Not the news, although that put me into a funk, like everyone else. Not even the sniping back and forth about guns and rights and lack of laws. These always feel like odd abstractions, like alternate histories, trying to imagine What If when we have blood in the streets. I have no optimism but the discussion is good, and I’m not interested in the usual “not at this time” crap. We have one mass shooting in this country pretty much every single day. There is no right time. There is always a time.

And I’m not talking about the need to vent, to express, to suffer out loud with our personal reactions. Normal, human reactions. We get a small comfort, sometimes, by just saying it in public, to our friends and family. I get that.

I also get the anger toward hypocritical leaders, the ones who consistently reject any talk whatsoever about laws that might prevent, in an abstract sense (again), the carnage that we saw. I completely get that anger, when one of our representatives tweets “Thoughts and prayers go out to ______” while jingling their pocket change that comes out of the coffers of the only accredited terrorist organization in the U.S. I’m right there.

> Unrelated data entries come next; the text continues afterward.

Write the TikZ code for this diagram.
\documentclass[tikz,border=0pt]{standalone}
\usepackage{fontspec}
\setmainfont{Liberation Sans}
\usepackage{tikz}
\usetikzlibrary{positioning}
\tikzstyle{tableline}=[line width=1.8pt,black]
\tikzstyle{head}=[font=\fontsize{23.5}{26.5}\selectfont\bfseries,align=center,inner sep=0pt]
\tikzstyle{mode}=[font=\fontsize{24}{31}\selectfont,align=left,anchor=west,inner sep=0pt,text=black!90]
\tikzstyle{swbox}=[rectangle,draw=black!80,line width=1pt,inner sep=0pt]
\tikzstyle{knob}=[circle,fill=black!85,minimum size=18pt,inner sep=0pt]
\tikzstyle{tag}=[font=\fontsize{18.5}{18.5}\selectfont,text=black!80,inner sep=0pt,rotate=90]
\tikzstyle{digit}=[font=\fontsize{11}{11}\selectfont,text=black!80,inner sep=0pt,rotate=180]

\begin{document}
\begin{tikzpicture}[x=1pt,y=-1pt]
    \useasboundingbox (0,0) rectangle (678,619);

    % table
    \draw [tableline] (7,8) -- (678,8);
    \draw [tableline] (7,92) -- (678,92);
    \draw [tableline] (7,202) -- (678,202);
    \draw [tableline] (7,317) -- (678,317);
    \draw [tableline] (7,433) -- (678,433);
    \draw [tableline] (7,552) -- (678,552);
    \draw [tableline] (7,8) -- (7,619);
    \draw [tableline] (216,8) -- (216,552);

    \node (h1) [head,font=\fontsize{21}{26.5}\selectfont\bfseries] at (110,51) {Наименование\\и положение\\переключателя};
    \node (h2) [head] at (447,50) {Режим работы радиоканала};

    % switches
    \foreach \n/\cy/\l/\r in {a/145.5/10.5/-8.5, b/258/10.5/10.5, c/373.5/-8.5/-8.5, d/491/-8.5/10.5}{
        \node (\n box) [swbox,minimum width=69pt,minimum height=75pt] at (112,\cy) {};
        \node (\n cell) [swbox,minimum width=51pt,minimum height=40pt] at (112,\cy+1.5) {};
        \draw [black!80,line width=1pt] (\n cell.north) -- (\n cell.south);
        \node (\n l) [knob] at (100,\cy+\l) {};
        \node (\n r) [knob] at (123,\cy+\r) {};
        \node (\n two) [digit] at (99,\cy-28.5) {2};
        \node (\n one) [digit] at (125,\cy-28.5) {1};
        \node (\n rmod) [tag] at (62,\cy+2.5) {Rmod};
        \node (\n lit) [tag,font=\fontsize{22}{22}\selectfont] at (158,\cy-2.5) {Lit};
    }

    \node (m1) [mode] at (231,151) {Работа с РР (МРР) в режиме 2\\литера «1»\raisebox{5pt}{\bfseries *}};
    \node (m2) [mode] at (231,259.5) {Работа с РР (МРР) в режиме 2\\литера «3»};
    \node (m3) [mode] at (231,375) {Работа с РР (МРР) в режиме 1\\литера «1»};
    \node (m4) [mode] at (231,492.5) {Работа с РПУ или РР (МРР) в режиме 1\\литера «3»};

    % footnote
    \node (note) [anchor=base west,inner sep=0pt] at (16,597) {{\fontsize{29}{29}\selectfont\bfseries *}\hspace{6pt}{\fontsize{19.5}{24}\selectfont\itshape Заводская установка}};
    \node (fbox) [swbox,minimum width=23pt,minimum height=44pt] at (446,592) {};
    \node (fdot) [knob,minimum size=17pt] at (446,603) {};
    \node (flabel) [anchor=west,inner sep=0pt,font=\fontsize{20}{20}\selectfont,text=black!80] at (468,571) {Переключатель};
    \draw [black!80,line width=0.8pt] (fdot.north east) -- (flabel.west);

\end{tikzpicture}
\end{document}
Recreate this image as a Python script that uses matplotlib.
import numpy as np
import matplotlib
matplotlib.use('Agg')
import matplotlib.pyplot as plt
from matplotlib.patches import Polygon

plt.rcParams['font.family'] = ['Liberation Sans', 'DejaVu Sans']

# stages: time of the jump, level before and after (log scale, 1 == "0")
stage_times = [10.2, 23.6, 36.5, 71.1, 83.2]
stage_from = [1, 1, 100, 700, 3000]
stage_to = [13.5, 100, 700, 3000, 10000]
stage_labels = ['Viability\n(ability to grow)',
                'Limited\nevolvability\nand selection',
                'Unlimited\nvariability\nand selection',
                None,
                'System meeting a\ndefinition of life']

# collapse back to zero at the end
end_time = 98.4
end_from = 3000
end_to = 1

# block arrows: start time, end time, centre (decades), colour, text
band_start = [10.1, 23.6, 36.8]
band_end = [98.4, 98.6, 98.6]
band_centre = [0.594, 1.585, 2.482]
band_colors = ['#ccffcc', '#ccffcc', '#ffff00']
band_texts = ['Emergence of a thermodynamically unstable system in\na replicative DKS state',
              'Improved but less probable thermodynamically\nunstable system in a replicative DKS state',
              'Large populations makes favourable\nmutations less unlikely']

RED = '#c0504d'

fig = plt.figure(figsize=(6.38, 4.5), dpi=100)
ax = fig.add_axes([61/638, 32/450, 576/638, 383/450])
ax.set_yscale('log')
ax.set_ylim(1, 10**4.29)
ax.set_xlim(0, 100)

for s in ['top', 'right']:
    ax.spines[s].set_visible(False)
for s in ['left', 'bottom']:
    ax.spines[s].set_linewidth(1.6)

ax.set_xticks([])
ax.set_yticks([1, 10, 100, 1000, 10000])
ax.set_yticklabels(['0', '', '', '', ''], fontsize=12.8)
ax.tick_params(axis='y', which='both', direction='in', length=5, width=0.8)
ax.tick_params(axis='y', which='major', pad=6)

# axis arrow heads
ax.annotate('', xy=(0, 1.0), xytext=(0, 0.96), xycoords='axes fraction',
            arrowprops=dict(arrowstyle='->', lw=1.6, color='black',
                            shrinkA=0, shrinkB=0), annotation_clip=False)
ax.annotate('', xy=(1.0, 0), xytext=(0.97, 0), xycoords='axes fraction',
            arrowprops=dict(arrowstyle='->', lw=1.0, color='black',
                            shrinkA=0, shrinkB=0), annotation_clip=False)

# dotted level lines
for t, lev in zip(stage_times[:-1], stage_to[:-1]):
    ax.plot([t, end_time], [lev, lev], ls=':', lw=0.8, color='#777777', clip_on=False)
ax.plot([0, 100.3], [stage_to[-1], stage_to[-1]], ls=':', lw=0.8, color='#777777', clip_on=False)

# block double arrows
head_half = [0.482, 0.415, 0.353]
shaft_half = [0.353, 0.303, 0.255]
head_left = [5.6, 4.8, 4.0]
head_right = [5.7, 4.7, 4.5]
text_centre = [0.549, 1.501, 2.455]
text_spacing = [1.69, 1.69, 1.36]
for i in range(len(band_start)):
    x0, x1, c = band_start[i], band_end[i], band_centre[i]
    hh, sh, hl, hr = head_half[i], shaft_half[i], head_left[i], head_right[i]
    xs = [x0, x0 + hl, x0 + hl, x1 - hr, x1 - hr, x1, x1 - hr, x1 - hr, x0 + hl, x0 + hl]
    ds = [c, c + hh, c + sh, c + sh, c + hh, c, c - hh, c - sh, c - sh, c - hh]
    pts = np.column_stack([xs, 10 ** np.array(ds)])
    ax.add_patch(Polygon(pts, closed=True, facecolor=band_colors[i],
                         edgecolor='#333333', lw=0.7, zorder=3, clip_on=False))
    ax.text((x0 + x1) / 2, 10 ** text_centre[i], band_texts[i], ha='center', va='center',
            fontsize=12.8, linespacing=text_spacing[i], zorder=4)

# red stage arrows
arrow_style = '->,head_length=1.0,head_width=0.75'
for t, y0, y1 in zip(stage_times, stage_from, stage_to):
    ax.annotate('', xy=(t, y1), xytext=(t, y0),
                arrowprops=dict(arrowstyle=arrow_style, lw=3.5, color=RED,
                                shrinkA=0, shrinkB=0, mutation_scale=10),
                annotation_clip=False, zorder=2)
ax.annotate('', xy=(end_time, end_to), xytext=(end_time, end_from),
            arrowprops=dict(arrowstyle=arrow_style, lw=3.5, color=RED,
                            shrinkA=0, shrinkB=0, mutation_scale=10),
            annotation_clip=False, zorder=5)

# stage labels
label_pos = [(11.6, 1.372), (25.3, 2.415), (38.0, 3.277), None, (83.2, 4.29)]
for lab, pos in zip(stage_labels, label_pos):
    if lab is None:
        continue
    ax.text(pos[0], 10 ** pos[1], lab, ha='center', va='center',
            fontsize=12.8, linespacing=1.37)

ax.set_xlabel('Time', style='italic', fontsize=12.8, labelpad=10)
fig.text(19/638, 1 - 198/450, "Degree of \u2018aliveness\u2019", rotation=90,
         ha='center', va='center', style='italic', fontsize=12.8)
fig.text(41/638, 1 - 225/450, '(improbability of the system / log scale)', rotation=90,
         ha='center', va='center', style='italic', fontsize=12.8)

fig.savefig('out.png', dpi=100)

But I saw at least three Facebook posts from different people, and too-many-to-count tweets, that not only didn’t distinguish their targets, but implicitly expanded them. These people railed against anyone who uses the phrase thoughts and prayers. If you’re part of the landscape, I assume you’ve seen some of this also.

I don’t know why people pray. I pray, sometimes, sometimes often. I always have, since I was a child, even in my sturdiest atheist periods. Dunno. Weird. Still.

I don’t really believe people think that praying gives them superpowers, lightning bolts or spider webs shooting out of their extremities toward violence and suffering. Maybe those people who squeeze their eyes so tight on TV, but I don’t know anyone personally.

And I’ve always been skeptical and suspicious about intercessory prayer, anyway. The vast majority of the universe is a mystery to us, even with our increasing knowledge. Most of reality is made up of matter and energy we can only infer. Inferring a connection to all of this has never seemed a stretch, but the devil is always in the details of causation and correlation.

But I’m praying for the victims of this horrible crime? Really? You want to trash these people for feeling helpless because they ARE helpless, with no way to change anything other than doing what they do anyway, vote and write and so on? You want to challenge folks who say I’m sorry for your loss because, y’know, it won’t resurrect the loved one?

I know. These outbursts of outrage over semantics, really, come out of a frustrated place. I know.

But attacking some lady in Des Moines because she posts I’m praying because you think that’s an ineffectual thing to do doesn’t make you right. It makes you an asshole.